ORDOÑEZ: I mean, totally understood. I mean, we just heard Jason talk about it. And those are immediate needs, and they're overwhelming. And the administration assures me that they're as focused on those as well. But these concerns are more long term, and they're being focused on by different individuals.
And as another former National Security Council official put it to me, you know, there is concern that the Chinese rebuilding the telecommunication system in the Bahamas, which could certainly happen, and that it could make it easier for China to tap into U.S. systems and essentially spy on Americans. Or, he said, the Chinese could eventually gain enough influence to build some type of permanent presence or a base in the region.
Another factor is the Bahamas are a key ally of the United States on important regional issues such as Venezuela. And there are feelings that the United States can't risk losing that dependable support at international forums - take the United Nations or Organization of American States.
SHAPIRO: What options does the U.S. have? I mean, it's hard to imagine the Trump administration offering for the U.S. to singlehandedly rebuild the telecommunication system in the Bahamas, right?

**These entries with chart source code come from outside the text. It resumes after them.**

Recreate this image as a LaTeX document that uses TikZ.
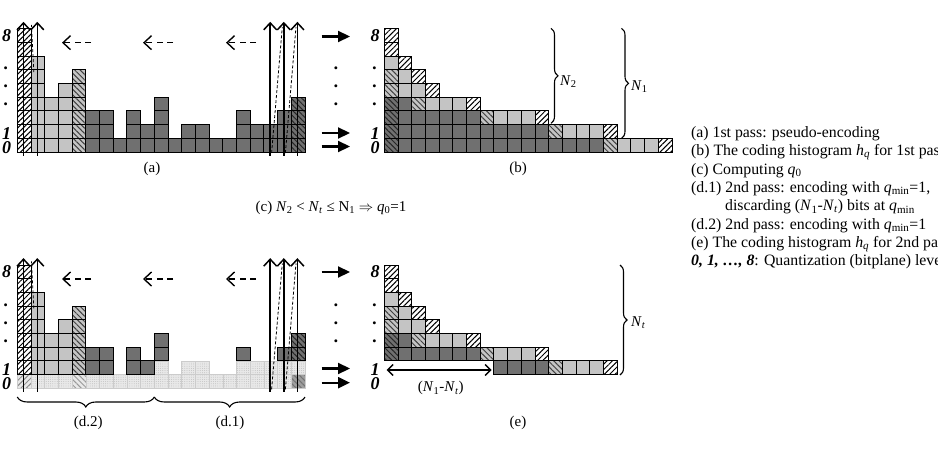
\documentclass[tikz,border=0pt]{standalone}
\usepackage{fontspec}
\setmainfont{Liberation Serif}
\usetikzlibrary{patterns.meta,arrows.meta,decorations.pathreplacing}
\definecolor{dk}{gray}{0.44}
\definecolor{lt}{gray}{0.77}
\definecolor{fd}{gray}{0.91}
\definecolor{fdl}{gray}{0.80}
\definecolor{fdd}{gray}{0.62}
\tikzset{
  hatchA/.style={pattern={Lines[angle=45,distance=3.8pt,line width=1pt]}},
  hatchB/.style={pattern={Lines[angle=-45,distance=3.8pt,line width=1pt]}},
  dotty/.style={pattern={Dots[distance=2.2pt,radius=0.4pt]},pattern color=black!30},
  cW/.style={preaction={fill=white},hatchA,pattern color=black,draw=black,line width=1pt},
  cL/.style={fill=lt,draw=black,line width=1pt},
  cLH/.style={preaction={fill=lt},hatchB,pattern color=black!75,draw=black,line width=1pt},
  cD/.style={fill=dk,draw=black,line width=1pt},
  cDH/.style={preaction={fill=dk},hatchB,pattern color=black!85,draw=black,line width=1pt},
  cF/.style={preaction={fill=fd},dotty,draw=fdl,line width=0.6pt},
  cFW/.style={preaction={fill=fd},hatchA,pattern color=black!45,draw=fdl,line width=0.6pt},
  cFH/.style={preaction={fill=fd},hatchB,pattern color=black!40,draw=fdl,line width=0.6pt},
  cFD/.style={preaction={fill=fdd},hatchB,pattern color=black!55,draw=fdl,line width=0.6pt},
  lev/.style={font=\fontsize{18}{18}\selectfont\bfseries\itshape,inner sep=0pt,anchor=base},
  captxt/.style={font=\fontsize{15}{18}\selectfont,inner sep=0pt},
  leg/.style={font=\fontsize{15.8}{18}\selectfont,inner sep=0pt,anchor=base west},
  scan/.style={line width=1.6pt,-{Straight Barb[length=7pt,width=13pt,line width=1.5pt]}},
  back/.style={line width=1.5pt,dash pattern=on 6pt off 4.5pt,-{Straight Barb[length=7.5pt,width=14pt,line width=1.4pt]}},
  pass/.style={line width=2.2pt,-{Triangle[length=12pt,width=11pt]}},
  dsh/.style={line width=0.8pt,dash pattern=on 3pt off 2pt},
  brc/.style={decorate,decoration={brace,amplitude=#1},line width=1.1pt},
  dbl/.style={line width=1.5pt,{Straight Barb[length=5.5pt,width=11pt,line width=1.4pt]}-{Straight Barb[length=5.5pt,width=11pt,line width=1.4pt]}},
}
\newcommand\cellA[5]{\path[#1] ({#2+(#4)*13.7},{#3-(#5)*13.7}) rectangle ++(13.7,-13.7);}
\newcommand\hrowfull[3]{%
  \cellA{cDH}{384.3}{#1}{0}{#2}%
  \foreach \c in {1,...,#3} {\cellA{cD}{384.3}{#1}{\c}{#2}}%
  \cellA{cLH}{384.3}{#1}{#3+1}{#2}%
  \foreach \c in {2,3,4} {\cellA{cL}{384.3}{#1}{#3+\c}{#2}}%
  \cellA{cW}{384.3}{#1}{#3+5}{#2}}
\newcommand\toprows[1]{%
  \hrowfull{#1}{2}{6}\hrowfull{#1}{3}{1}%
  \cellA{cLH}{384.3}{#1}{0}{4}\cellA{cL}{384.3}{#1}{1}{4}\cellA{cL}{384.3}{#1}{2}{4}\cellA{cW}{384.3}{#1}{3}{4}%
  \cellA{cLH}{384.3}{#1}{0}{5}\cellA{cL}{384.3}{#1}{1}{5}\cellA{cW}{384.3}{#1}{2}{5}%
  \cellA{cL}{384.3}{#1}{0}{6}\cellA{cW}{384.3}{#1}{1}{6}%
  \cellA{cW}{384.3}{#1}{0}{7}\cellA{cW}{384.3}{#1}{0}{8}}
\def\Acols{0/9/cW,1/7/cL,2/4/cL,3/5/cL,4/6/cLH,5/3/cD,6/3/cD,7/1/cD,8/3/cD,9/2/cD,10/4/cD,11/1/cD,12/2/cD,13/2/cD,14/1/cD,15/1/cD,16/3/cD,17/2/cD,18/2/cD,19/3/cD,20/4/cDH}
\begin{document}
\begin{tikzpicture}[x=1pt,y=-1pt]
\clip (0,0) rectangle (938,452);
% ---------- panel (a)
\foreach \c/\h/\ty in \Acols {\foreach \r in {1,...,\h} {\cellA{\ty}{17.3}{152}{\c}{\r-1}}}
% ---------- panel (d)
\foreach \c in {1,2,3,5,6,...,19} {\cellA{cF}{17.3}{388.3}{\c}{0}}
\cellA{cFW}{17.3}{388.3}{0}{0}
\cellA{cFH}{17.3}{388.3}{4}{0}
\cellA{cFD}{17.3}{388.3}{20}{0}
\foreach \c in {10,12,13,16,17,18,19,20} {\cellA{cF}{17.3}{388.3}{\c}{1}}
\foreach \c/\h/\ty in \Acols {%
  \ifnum\c<10 \def\st{2}\else\def\st{3}\fi
  \ifnum\h<\st\relax\else
    \foreach \r in {\st,...,\h} {\cellA{\ty}{17.3}{388.3}{\c}{\r-1}}%
  \fi}
% ---------- panel (b)
\hrowfull{152}{0}{15}
\hrowfull{152}{1}{11}
\toprows{152}
% ---------- panel (e)
\toprows{388.3}
\foreach \c in {8,9,10,11} {\cellA{cD}{384.3}{388.3}{\c}{1}}
\cellA{cLH}{384.3}{388.3}{12}{1}
\foreach \c in {13,14,15} {\cellA{cL}{384.3}{388.3}{\c}{1}}
\cellA{cW}{384.3}{388.3}{16}{1}
% ---------- scan arrows and dashed lines
\foreach \p/\yb/\yt in {a/155.5/21.8,d/391.8/258.1} {
  \foreach \i/\x in {1/23.5,2/37.3,3/270.2,4/283.8,5/297.4} {
    \coordinate (s\p\i b) at (\x,\yb);
    \coordinate (s\p\i t) at (\x,\yt);
    \draw[scan] (s\p\i b) -- (s\p\i t);
  }
}
\foreach \p/\dy in {a/0,d/236.3} {
  \coordinate (q\p1b) at (33.8,72+\dy);   \coordinate (q\p1t) at (31.5,25+\dy);
  \coordinate (q\p2b) at (271.6,153+\dy); \coordinate (q\p2t) at (282.3,27+\dy);
  \coordinate (q\p3b) at (285.4,153+\dy); \coordinate (q\p3t) at (296,27+\dy);
  \draw[dsh] (q\p1b) -- (q\p1t);
  \draw[dsh] (q\p2b) -- (q\p2t);
  \draw[dsh] (q\p3b) -- (q\p3t);
  \foreach \j/\xs/\xe in {1/91/62,2/173/143,3/256/226} {
    \coordinate (r\p\j s) at (\xs,42.7+\dy);
    \coordinate (r\p\j e) at (\xe,42.7+\dy);
    \draw[back] (r\p\j s) -- (r\p\j e);
  }
}
% ---------- pass arrows
\foreach \n/\y in {1/36.5,2/133,3/146.5,4/272,5/368.5,6/382.7} {
  \coordinate (pa\n s) at (321.7,\y);
  \coordinate (pa\n e) at (350,\y);
  \draw[pass] (pa\n s) -- (pa\n e);
}
% ---------- level labels
\foreach \p/\x/\dy in {a/6.5/0,b/375/0,d/6.5/236.3,e/375/236.3} {
  \node[lev] (l\p8) at (\x,41.6+\dy) {8};
  \node[lev] (l\p d1) at (\x,70+\dy) {.};
  \node[lev] (l\p d2) at (\x,88+\dy) {.};
  \node[lev] (l\p d3) at (\x,106+\dy) {.};
  \node[lev] (l\p1) at (\x,139.6+\dy) {1};
  \node[lev] (l\p0) at (\x,153.4+\dy) {0};
}
\foreach \p/\dy in {b/0,e/236.3} {
  \node[lev] (m\p d1) at (336.5,70+\dy) {.};
  \node[lev] (m\p d2) at (336.5,88+\dy) {.};
  \node[lev] (m\p d3) at (336.5,106+\dy) {.};
}
% ---------- braces
\coordinate (bn2t) at (551,28.3); \coordinate (bn2b) at (551,123.3);
\coordinate (bn1t) at (621.5,28.3); \coordinate (bn1b) at (621.5,138.3);
\coordinate (bntt) at (620,265); \coordinate (bntb) at (620,375);
\draw[brc=7pt] (bn2t) -- (bn2b);
\draw[brc=7pt] (bn1t) -- (bn1b);
\draw[brc=7pt] (bntt) -- (bntb);
\node[captxt,anchor=west] (n2) at (560,81.7) {\textit{N}\textsubscript{2}};
\node[captxt,anchor=west] (n1) at (631,86.7) {\textit{N}\textsubscript{1}};
\node[captxt,anchor=west] (nt) at (631,323) {\textit{N}\textsubscript{\textit{t}}};
\coordinate (bd2r) at (154.3,397); \coordinate (bd2l) at (17.3,397);
\coordinate (bd1r) at (305,397); \coordinate (bd1l) at (154.3,397);
\draw[brc=10pt] (bd2r) -- (bd2l);
\draw[brc=10pt] (bd1r) -- (bd1l);
% ---------- (N1-Nt) arrow
\coordinate (dl) at (386.7,370); \coordinate (dr) at (491.7,370);
\draw[dbl] (dl) -- (dr);
\node[captxt] (dlab) at (440.8,388.3) {(\textit{N}\textsubscript{1}-\textit{N}\textsubscript{\textit{t}})};
% ---------- captions
\node[captxt] (capa) at (152,169) {(a)};
\node[captxt] (capb) at (518,169) {(b)};
\node[captxt] (capc) at (331,208) {(c) \textit{N}\textsubscript{2} < \textit{N}\textsubscript{\textit{t}} ≤ N\textsubscript{1} $\Rightarrow$ \textit{q}\textsubscript{0}=1};
\node[captxt] (capd2) at (88.3,422.7) {(d.2)};
\node[captxt] (capd1) at (230,422.7) {(d.1)};
\node[captxt] (cape) at (518,422.7) {(e)};
% ---------- legend
\node[leg] (g1) at (691,137.3) {(a) 1st pass: pseudo-encoding};
\node[leg] (g2) at (691,155.65) {(b) The coding histogram \textit{h}\textsubscript{\textit{q}} for 1st pass};
\node[leg] (g3) at (691,174) {(c) Computing \textit{q}\textsubscript{0}};
\node[leg] (g4) at (691,192.35) {(d.1) 2nd pass: encoding with \textit{q}\textsubscript{min}=1,};
\node[leg] (g5) at (725,210.7) {discarding (\textit{N}\textsubscript{1}-\textit{N}\textsubscript{\textit{t}}) bits at \textit{q}\textsubscript{min}};
\node[leg] (g6) at (691,229.05) {(d.2) 2nd pass: encoding with \textit{q}\textsubscript{min}=1};
\node[leg] (g7) at (691,247.4) {(e) The coding histogram \textit{h}\textsubscript{\textit{q}} for 2nd pass};
\node[leg] (g8) at (691,265.75) {\textbf{\textit{0, 1, …, 8}}: Quantization (bitplane) levels};
\end{tikzpicture}
\end{document}
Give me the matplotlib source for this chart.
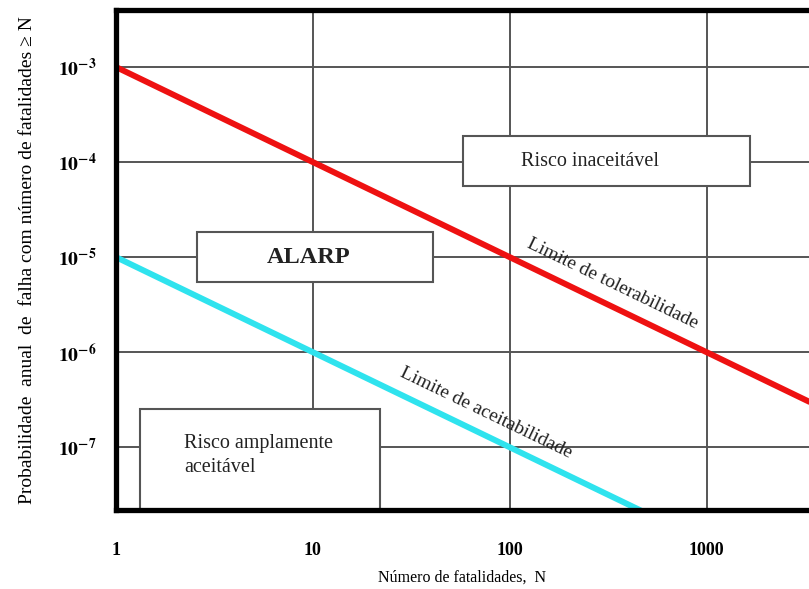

ORDOÑEZ: True. I mean, maybe not much, really, at least as it relates to the Bahamas. The United States has been pushing back very aggressively on Chinese influence. U.S. officials have warned allies in Latin America to be aware of China's predatory lending practices. They always say there are always strings attached.
But it is complicated. The Bahamas have huge needs. The United - and the United States can't do everything, nor do necessarily officials want to do everything considering the limitations that have been put on foreign aid. And if the United States is not willing to pony up aid, then it's hard for the United States to tell countries like China and tell - also tell countries like the Bahamas that they can't accept a helping hand elsewhere.
SHAPIRO: NPR White House correspondent Franco Ordoñez.